People kept asking me when it was due.
It gave me a taste for foods I’d never really cared about before, like clementines and buffalo wings.
It made me gain a distressing amount of weight.
It filled me with a feeling of flutteringly happy anticipation which only occasionally mingled with a sense of sheer, keening terror.
Because it's good to have perspective
Ten Ways In Which Writing This Damn Book Was Just Like Having a Baby:
It took months and months to produce.
People kept asking me when it was due.
It gave me a taste for foods I’d never really cared about before, like clementines and buffalo wings.
It made me gain a distressing amount of weight.
It filled me with flutteringly happy anticipation occasionally mingled with sheer keening terror.
It made me inexplicably cry at things on the radio.
It made me miss work, and more of it than I’d planned on missing.
It screwed up my sleep patterns.
And my social life.
And all sense of normal existence.
Ten Ways In Which Writing This Damn Book Was Nothing At All Like Having a Baby:
Did not have to push book out of body.
Did not need to have book surgically removed from body.
Did not, and it bears repeating, have a physical entity of any kind pass through any sort of portal in my body, by which I mean neither a pre-existing opening nor one specially created for the occasion.
Book makes noise only when dropped, and then still works okay afterwards.
Book not even in the remotest danger of being abducted by a religious cult or carried off by dingoes.
Book did not wind up five pages shorter for every cigarette I smoked.
Book will not, in a few short years’ time, develop the ability to dance ballet just the way I’m sure I would have had I only been given the proper encouragment and a pretty pretty tutu, alas.
Book does not have that sweet baby smell.
Book, on the other hand, will not vomit on me or anything else.
Book will not pee itself, anywhere, ever, and especially not spectactularly into the air.
What is with me
My phone rang today at work.
“This is Wendy,” I answered.
“This is your mother,” my mom said.
I wondered what she wanted.
“Well, you haven’t updated your site since Thursday the 26th,” she said. What is with you, young lady? her tone said.
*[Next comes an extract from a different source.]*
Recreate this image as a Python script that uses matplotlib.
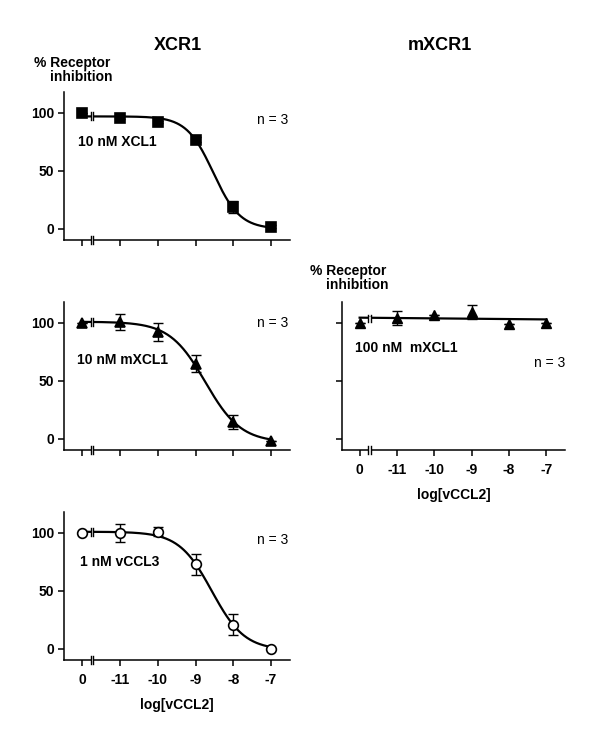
import numpy as np
import matplotlib
matplotlib.use('Agg')
import matplotlib.pyplot as plt

plt.rcParams['font.family'] = ['Liberation Sans', 'DejaVu Sans']
plt.rcParams['font.size'] = 10

# x slots: "0" (no vCCL2) is drawn in the slot left of -11
x_pos = [-12, -11, -10, -9, -8, -7]
x_labels = ['0', '-11', '-10', '-9', '-8', '-7']

# XCR1, 10 nM XCL1
xcl1_mean = [100, 96, 92, 77, 19, 2]
xcl1_err = [0, 1, 1, 2, 5, 1]
xcl1_fit = (97, 0, -8.53, 1.23)   # top, bottom, logIC50, hill

# XCR1, 10 nM mXCL1
mxcl1_mean = [100, 101, 92, 65, 15, -2]
mxcl1_err = [0, 7, 8, 7, 6, 0]
mxcl1_fit = (101, -3, -8.74, 0.92)

# XCR1, 1 nM vCCL3
vccl3_mean = [100, 100, 101, 73, 21, 0]
vccl3_err = [0, 8, 4, 9, 9, 0]
vccl3_fit = (101, -1, -8.57, 1.0)

# mXCR1, 100 nM mXCL1
mouse_mean = [100, 104, 107, 109, 99, 100]
mouse_err = [0, 6, 0, 6, 0, 0]
mouse_fit_x = [-12, -7]
mouse_fit_y = [104.5, 103]

W, H = 600, 748
fig = plt.figure(figsize=(W / 100, H / 100), dpi=100)

YLIM = (-9.5, 118)
XLIM = (-12.48, -6.5)
BRK = (-11.77, -11.70)


def fx(x):
    return x / W


def fy(y):
    return 1 - y / H


def hill(x, p):
    top, bot, c, h = p
    return bot + (top - bot) / (1 + 10 ** ((x - c) * h))


def break_mark(ax, y, dy=3.4):
    ax.plot(BRK, [y, y], color='white', lw=3, zorder=6, clip_on=False,
            solid_capstyle='butt')
    for xb in BRK:
        ax.plot([xb, xb], [y - dy, y + dy], color='black', lw=1.0,
                zorder=7, clip_on=False)


def make_ax(left, bottom_px, width, ylabels=True, xlabels=False):
    ax = fig.add_axes([fx(left), fy(bottom_px), width / W, 148 / H])
    ax.set_xlim(*XLIM)
    ax.set_ylim(*YLIM)
    for s in ['top', 'right']:
        ax.spines[s].set_visible(False)
    for s in ['left', 'bottom']:
        ax.spines[s].set_linewidth(1.1)
    ax.tick_params(direction='out', length=4, width=1.1, pad=3,
                   labelsize=10)
    ax.set_xticks(x_pos)
    ax.set_yticks([0, 50, 100])
    if xlabels:
        ax.set_xticklabels(x_labels, fontweight='bold')
        ax.tick_params(axis='x', pad=5)
        ax.set_xlabel('log[vCCL2]', fontweight='bold', fontsize=10,
                      labelpad=8)
    else:
        ax.set_xticklabels([])
    if ylabels:
        ax.set_yticklabels(['0', '50', '100'], fontweight='bold')
    else:
        ax.set_yticklabels([])
    break_mark(ax, YLIM[0])
    return ax


def draw_series(ax, mean, err, p, marker, ms, mfc):
    xs = np.linspace(-12, -7, 300)
    ax.plot(xs, hill(xs, p), color='black', lw=1.6, zorder=3)
    break_mark(ax, hill(-11.73, p))
    ax.errorbar(x_pos, mean, yerr=err, fmt='none', ecolor='black',
                elinewidth=1.0, capsize=3.5, capthick=1.0, zorder=4)
    ax.plot(x_pos, mean, linestyle='none', marker=marker, ms=ms,
            mfc=mfc, mec='black', mew=1.2, zorder=8, clip_on=False)


# panel 1
ax1 = make_ax(64, 240, 226)
draw_series(ax1, xcl1_mean, xcl1_err, xcl1_fit, 's', 6.5, 'black')

# panel 2
ax2 = make_ax(64, 450, 226)
draw_series(ax2, mxcl1_mean, mxcl1_err, mxcl1_fit, '^', 7.5, 'black')

# panel 3
ax3 = make_ax(64, 660, 226, xlabels=True)
draw_series(ax3, vccl3_mean, vccl3_err, vccl3_fit, 'o', 7, 'white')

# panel 4
ax4 = make_ax(341.7, 450, 223.3, ylabels=False, xlabels=True)
ax4.plot(mouse_fit_x, mouse_fit_y, color='black', lw=1.6, zorder=3)
break_mark(ax4, np.mean(mouse_fit_y))
ax4.errorbar(x_pos, mouse_mean, yerr=mouse_err, fmt='none', ecolor='black',
             elinewidth=1.0, capsize=3.5, capthick=1.0, zorder=4)
ax4.plot(x_pos, mouse_mean, linestyle='none', marker='^', ms=7.5,
         mfc='black', mec='black', zorder=8, clip_on=False)

# titles and labels
fig.text(fx(178), fy(45), 'XCR1', ha='center', va='center',
         fontsize=13, fontweight='bold')
fig.text(fx(440), fy(45), 'mXCR1', ha='center', va='center',
         fontsize=13, fontweight='bold')
for xl, yl in [(34, 63), (310, 271)]:
    fig.text(fx(xl), fy(yl), '% Receptor', ha='left', va='center',
             fontweight='bold')
    fig.text(fx(xl + 16), fy(yl + 14), 'inhibition', ha='left',
             va='center', fontweight='bold')

fig.text(fx(78), fy(141.5), '10 nM XCL1', va='center', fontweight='bold')
fig.text(fx(77), fy(360), '10 nM mXCL1', va='center', fontweight='bold')
fig.text(fx(80), fy(561.5), '1 nM vCCL3', va='center', fontweight='bold')
fig.text(fx(355), fy(348.5), '100 nM  mXCL1', va='center',
         fontweight='bold')

for xn, yn in [(273, 120.5), (273, 323), (273, 540), (550, 363)]:
    fig.text(fx(xn), fy(yn), 'n = 3', ha='center', va='center')

fig.savefig('out.png', dpi=100)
I am fine. There just hasn’t been anything going on in my life that I felt like sharing with several hundred people. I know that’s usually never stopped me before, but then again, while working on the book this summer I went through a couple of bad spells when I was trying to write for several thousand imaginary people I’d conjured up out of Amazon.com customer reviews of other people’s books, so that every time I finished writing a paragraph I could hear comments (okay, see them, I guess, or mentally experience them in a synaesthetic fashion in which the voices of my hypothetical Amazon bad reviewers all wind up sounding like Juliette Lewis on I Love The 80s, the way she rambles on) like, “It wasn’t THAT bad… but I didn’t get the part with the road trip, like how she never really DESCRIBED what kind of car she was driving and stuff… like, she did not paint a vivid picture with her words like you’re supposed to,” and in my mind I’m nodding along thinking, oh crap, she’s right; I suck. I didn’t have that in my head all the time, but just enough at times to make me a little crazy, so after I turned in the first draft I became a bit too fond of the mental quiet that comes with not having to cough up written accounts of your own life.
So if it’s one thing I’ve learned: don’t read Amazon reviews when you’re trying to write a book. Don’t read other reviews either. They’re other people’s problems.
I’ve also learned: just because you are writing a book about body image will not prevent you from losing your shit when you gain at least ten pounds in the process. You can call it the Method Approach to writing, but still, YOU WILL BE PISSED.